"""

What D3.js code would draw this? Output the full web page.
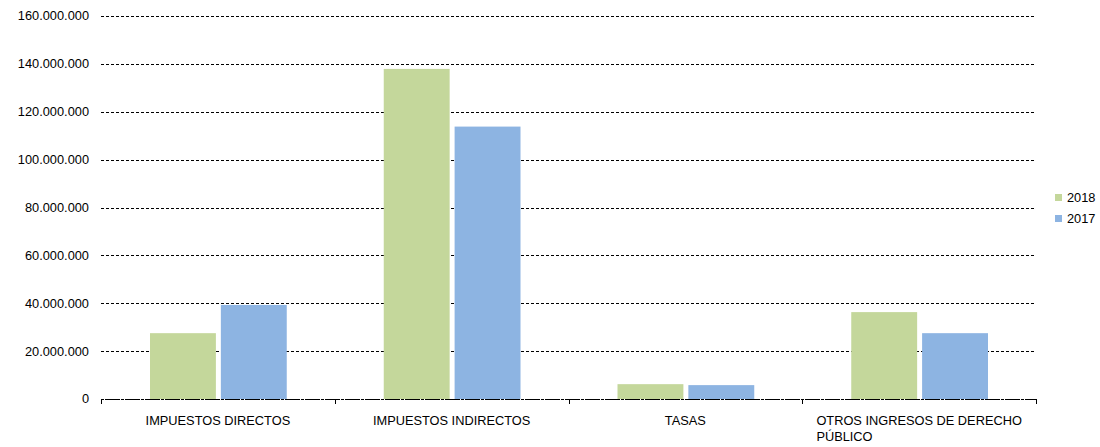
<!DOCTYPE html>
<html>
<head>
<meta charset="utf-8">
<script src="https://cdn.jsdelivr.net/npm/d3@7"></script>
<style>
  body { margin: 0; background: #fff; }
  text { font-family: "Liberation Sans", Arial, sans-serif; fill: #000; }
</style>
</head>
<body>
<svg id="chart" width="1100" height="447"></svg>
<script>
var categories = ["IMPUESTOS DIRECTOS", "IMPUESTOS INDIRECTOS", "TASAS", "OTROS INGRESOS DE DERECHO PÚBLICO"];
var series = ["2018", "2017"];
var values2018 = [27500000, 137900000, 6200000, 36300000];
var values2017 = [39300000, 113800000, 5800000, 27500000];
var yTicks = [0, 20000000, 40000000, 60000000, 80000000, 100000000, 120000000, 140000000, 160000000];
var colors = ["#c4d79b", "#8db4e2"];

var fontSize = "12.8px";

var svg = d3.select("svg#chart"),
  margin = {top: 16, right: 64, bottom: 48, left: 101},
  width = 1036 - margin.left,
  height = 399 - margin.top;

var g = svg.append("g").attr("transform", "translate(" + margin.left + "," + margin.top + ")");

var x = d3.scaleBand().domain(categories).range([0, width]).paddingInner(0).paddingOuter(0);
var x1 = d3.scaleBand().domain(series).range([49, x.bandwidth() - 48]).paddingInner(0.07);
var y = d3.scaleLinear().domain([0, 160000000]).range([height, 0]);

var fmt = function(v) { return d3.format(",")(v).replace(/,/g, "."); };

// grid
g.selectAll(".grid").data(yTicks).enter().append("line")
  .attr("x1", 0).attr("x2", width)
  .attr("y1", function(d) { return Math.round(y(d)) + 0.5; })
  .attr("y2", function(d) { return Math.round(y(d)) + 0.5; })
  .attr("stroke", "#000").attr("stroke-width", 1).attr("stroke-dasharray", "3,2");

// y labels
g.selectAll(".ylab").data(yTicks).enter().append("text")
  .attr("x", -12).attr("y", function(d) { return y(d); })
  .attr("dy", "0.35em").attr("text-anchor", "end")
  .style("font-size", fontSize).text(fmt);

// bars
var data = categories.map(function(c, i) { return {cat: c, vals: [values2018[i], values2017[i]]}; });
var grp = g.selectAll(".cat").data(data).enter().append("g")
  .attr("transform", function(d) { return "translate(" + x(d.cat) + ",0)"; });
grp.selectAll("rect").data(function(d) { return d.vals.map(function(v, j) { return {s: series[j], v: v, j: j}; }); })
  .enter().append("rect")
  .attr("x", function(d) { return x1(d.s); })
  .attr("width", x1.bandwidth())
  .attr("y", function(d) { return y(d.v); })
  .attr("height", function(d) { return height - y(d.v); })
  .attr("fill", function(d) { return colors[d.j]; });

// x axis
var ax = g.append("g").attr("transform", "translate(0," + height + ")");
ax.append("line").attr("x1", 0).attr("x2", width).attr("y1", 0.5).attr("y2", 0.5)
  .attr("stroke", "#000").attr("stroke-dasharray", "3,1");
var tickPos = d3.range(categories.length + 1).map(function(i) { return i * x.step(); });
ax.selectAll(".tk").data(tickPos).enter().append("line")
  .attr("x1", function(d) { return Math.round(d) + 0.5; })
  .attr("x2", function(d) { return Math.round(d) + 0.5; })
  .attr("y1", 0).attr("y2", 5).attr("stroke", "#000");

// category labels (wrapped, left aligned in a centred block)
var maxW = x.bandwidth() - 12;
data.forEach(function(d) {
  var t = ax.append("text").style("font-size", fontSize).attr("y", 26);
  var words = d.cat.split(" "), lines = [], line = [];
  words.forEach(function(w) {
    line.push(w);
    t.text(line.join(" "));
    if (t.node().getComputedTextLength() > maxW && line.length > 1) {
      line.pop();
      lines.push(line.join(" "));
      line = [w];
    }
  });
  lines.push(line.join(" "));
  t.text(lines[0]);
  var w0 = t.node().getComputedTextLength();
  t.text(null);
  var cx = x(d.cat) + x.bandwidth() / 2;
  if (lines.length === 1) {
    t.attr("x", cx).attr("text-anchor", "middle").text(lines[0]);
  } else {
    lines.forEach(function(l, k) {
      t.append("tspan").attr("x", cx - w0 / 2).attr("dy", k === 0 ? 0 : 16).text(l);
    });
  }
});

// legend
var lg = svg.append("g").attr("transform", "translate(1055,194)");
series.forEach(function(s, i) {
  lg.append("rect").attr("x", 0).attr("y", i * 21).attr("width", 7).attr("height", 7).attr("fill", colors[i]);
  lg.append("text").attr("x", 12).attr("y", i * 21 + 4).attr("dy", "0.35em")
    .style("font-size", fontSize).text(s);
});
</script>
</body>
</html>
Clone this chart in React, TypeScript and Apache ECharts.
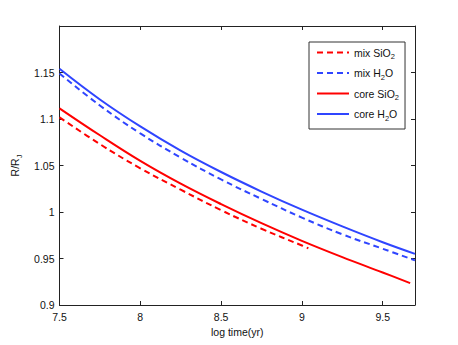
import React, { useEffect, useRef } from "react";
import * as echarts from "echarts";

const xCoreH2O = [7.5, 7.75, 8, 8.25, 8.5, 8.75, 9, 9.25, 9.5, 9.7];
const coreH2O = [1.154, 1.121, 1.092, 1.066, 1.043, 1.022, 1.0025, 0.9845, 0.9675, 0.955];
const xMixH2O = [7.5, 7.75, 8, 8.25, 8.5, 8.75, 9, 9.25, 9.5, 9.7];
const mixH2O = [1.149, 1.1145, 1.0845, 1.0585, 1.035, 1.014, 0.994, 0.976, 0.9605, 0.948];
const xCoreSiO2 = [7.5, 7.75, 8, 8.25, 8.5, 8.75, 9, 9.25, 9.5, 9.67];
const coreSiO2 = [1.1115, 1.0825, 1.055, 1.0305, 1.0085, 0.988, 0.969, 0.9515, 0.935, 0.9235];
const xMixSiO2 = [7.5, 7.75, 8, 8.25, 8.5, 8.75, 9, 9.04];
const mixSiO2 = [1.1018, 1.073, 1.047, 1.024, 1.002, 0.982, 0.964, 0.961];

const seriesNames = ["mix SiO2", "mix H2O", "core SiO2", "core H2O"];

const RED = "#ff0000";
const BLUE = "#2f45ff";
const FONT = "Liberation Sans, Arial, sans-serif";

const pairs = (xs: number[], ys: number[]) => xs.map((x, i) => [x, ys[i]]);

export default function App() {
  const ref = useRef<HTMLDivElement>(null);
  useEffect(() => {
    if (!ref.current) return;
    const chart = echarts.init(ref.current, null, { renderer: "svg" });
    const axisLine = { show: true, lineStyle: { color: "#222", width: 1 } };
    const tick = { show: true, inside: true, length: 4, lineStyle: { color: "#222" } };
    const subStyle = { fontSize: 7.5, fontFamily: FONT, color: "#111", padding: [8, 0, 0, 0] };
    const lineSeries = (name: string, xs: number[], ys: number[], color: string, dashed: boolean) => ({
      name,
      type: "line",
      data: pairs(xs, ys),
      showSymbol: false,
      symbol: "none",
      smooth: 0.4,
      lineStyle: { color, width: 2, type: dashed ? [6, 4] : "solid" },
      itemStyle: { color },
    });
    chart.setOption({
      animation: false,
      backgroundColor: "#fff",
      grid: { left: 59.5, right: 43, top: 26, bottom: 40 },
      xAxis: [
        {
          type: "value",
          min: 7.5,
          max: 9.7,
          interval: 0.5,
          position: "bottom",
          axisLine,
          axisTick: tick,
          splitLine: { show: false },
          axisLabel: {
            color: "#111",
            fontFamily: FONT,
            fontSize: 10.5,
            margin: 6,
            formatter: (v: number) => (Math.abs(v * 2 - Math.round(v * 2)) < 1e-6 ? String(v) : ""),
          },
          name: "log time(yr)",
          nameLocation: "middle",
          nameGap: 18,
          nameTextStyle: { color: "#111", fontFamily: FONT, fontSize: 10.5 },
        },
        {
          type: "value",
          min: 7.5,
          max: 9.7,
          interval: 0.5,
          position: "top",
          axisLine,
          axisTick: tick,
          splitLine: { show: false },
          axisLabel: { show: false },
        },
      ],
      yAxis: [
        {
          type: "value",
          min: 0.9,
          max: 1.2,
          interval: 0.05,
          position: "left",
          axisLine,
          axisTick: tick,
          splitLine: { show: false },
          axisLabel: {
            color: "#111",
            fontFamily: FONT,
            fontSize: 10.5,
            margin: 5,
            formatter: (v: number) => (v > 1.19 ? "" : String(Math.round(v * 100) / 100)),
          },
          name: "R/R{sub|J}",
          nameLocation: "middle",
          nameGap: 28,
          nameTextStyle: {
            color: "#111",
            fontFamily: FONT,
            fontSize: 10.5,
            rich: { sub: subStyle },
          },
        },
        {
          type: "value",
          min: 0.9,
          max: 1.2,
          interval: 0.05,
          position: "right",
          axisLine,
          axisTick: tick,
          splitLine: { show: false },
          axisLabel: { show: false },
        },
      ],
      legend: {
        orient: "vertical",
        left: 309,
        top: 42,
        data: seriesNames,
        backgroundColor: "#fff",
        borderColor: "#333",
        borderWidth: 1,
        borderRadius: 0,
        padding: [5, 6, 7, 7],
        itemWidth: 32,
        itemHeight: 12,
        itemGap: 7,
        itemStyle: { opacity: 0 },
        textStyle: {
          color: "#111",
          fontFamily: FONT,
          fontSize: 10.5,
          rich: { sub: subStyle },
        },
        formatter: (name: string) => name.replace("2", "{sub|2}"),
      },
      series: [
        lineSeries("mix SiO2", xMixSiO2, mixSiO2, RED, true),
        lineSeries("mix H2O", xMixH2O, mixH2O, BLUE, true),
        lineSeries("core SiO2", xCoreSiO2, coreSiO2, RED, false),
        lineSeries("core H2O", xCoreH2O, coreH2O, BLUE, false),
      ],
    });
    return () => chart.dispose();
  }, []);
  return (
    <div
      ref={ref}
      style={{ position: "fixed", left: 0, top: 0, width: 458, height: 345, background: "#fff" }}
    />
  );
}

"""

Exercise prompt:
Starting at the top of the listing above, reproduce each line up to and including the one with "d3.scaleLinear().domain([0, 160000000]).range([height, 0]);"; omit the pictures.

The output:
What D3.js code would draw this? Output the full web page.
<!DOCTYPE html>
<html>
<head>
<meta charset="utf-8">
<script src="https://cdn.jsdelivr.net/npm/d3@7"></script>
<style>
  body { margin: 0; background: #fff; }
  text { font-family: "Liberation Sans", Arial, sans-serif; fill: #000; }
</style>
</head>
<body>
<svg id="chart" width="1100" height="447"></svg>
<script>
var categories = ["IMPUESTOS DIRECTOS", "IMPUESTOS INDIRECTOS", "TASAS", "OTROS INGRESOS DE DERECHO PÚBLICO"];
var series = ["2018", "2017"];
var values2018 = [27500000, 137900000, 6200000, 36300000];
var values2017 = [39300000, 113800000, 5800000, 27500000];
var yTicks = [0, 20000000, 40000000, 60000000, 80000000, 100000000, 120000000, 140000000, 160000000];
var colors = ["#c4d79b", "#8db4e2"];

var fontSize = "12.8px";

var svg = d3.select("svg#chart"),
  margin = {top: 16, right: 64, bottom: 48, left: 101},
  width = 1036 - margin.left,
  height = 399 - margin.top;

var g = svg.append("g").attr("transform", "translate(" + margin.left + "," + margin.top + ")");

var x = d3.scaleBand().domain(categories).range([0, width]).paddingInner(0).paddingOuter(0);
var x1 = d3.scaleBand().domain(series).range([49, x.bandwidth() - 48]).paddingInner(0.07);
var y = d3.scaleLinear().domain([0, 160000000]).range([height, 0]);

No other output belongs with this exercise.